Охваченные волнением, все гости встали из-за стола. Как-то сразу улетучилось легкое опьянение, исчезла веселость. Тщетны были попытки хозяина дома замять досадный инцидент; вечер был испорчен. Над обществом, еще несколько минут назад таким беззаботным, нависла роковая тяжесть молчания…
…Точно ли так произошло все в этот вечер 1788 года, как здесь рассказано? Поручиться за достоверность в деталях нельзя, ибо описан был этот случай одним из его очевидцев после великой революции, когда Байи, Малерб и герцогиня Граммон давно уже погибли под ножом гильотины, когда все знали, что маркиз Кондорсе отравился, спасаясь от карающего меча революционного закона, когда, наконец, не менее хорошо было известно, что Людовик XVI последним пользовался перед казнью услугами старорежимного священника. Разумеется, нет ничего удивительного, если свидетель «пророчества» Казота и вложил в уста этого мистика, также погибшего в бурные дни революции, некоторые чересчур уж точно сбывшиеся предсказания. Но, с другой стороны, не надо было обладать сверхъестественным даром пророчества, чтобы накануне революции предвидеть ее наступление, гибель короля и ряда деятелей, связанных со старым миром: все это казалось вполне очевидным для многих мыслителей, живших задолго до описанной сцены.
Фенелон, современник короля-солнца Людовика XIV, монарха, при котором блеск французского двора достиг наивысшей точки, а абсолютистский режим казался незыблемым, имел смелость характеризовать правительственный аппарат Франции как «старую, расстроенную машину, которая продолжает действовать в силу прежнего, давно полученного толчка и не замедлит разбиться вдребезги при первом же ударе». Это было написано на рубеже XVII и XVIII веков. Позднее фернейский патриарх Вольтер выражал ту же мысль гораздо более определенно, прямо говоря о неизбежности революции, и сожалел лишь, что сам до нее. не доживет.
Великий предтеча будущих социальных потрясений Жан Жак Руссо в 1760 году написал слова, глубоко поразившие юного Робеспьера, слова, оценить которые по достоинству оказалось возможным лишь много времени спустя: «Мы приближаемся к кризису и к эпохе революции. Я считаю невозможным, чтобы великие европейские монархии существовали еще долго: все они в свое время блистали, а всякое государство, достигшее блеска, находится в упадке. Мое мнение основано, в частности, и на других соображениях, менее общих, чем эта мысль, но высказывать их было бы неуместно, да и без того всякий их видит слишком хорош о…» Воистину знаменательные слова! Имеющий глаза да увидит! Вот где надо искать ключ к «пророчеству» Казота. Полуслепой мистик сумел разглядеть то, что было очевидно, но от чего нарочито отворачивали свои взоры его гордые братья по сословию…

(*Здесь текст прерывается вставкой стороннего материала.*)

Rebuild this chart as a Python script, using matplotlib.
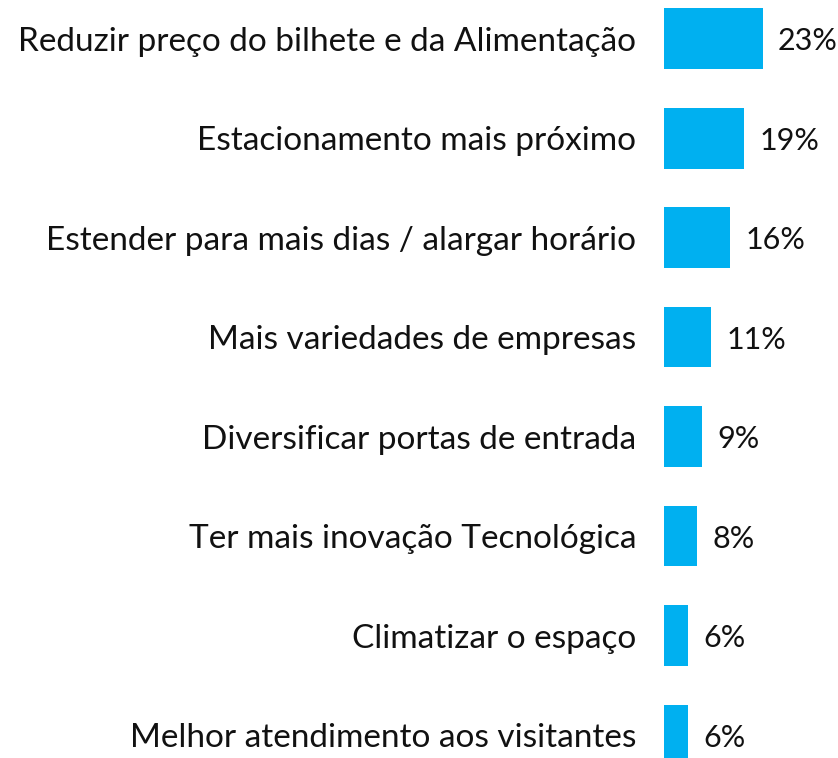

Феодальная Европа умирала. Это не была тихая смерть угасания — это был бурный процесс, поражавший то один, то другой гангренозный член, отрывавший его от тела, пожиравший пламенем огня. Но огонь не только пожирал: он уничтожал старое, обреченное, гниющее и возрождал к жизни новое, молодое, прогрессивное.
Феодализм — пора блестящих рыцарей и готических соборов, эпоха галантной куртуазии и кастовых привилегий, феодализм, столетиями оплачивавший горделивую роскошь сеньоров кровавым потом крепостных, давно исчерпал свои глубинные ресурсы.
Уже с конца XV века над опустевшими ристалищами и полуразрушенными замками повеяло новым духом — духом предпринимательства и наживы. Средневековый цех теснила капиталистическая мануфактура. Новорожденный буржуа экономически бил одряхлевшего феодала.
Сила буржуазии заключалась в том, что она выступала в ногу с народом.
Если в прежние времена крепостные боролись со своими угнетателями один на один, то теперь положение изменилось: против ненавистного феодального строя бок о бок шли три враждебных ему класса — буржуазия, крестьянство и мануфактурный пролетариат.
Неудержимая волна революционных взрывов катилась по Европе. Нидерландская и английская революции XVI–XVII веков пробили серьезную брешь в твердыне феодализма.
Но решающий удар оказался нанесенным во Франции, хотя именно во Франции старый порядок долгое время выглядел крепким, как нигде. Буржуазный переворот здесь начался значительно позднее, чем в Нидерландах или Англии. Именно потому, что он так долго вызревал, переворот этот должен был стать особенно мощным и радикальным.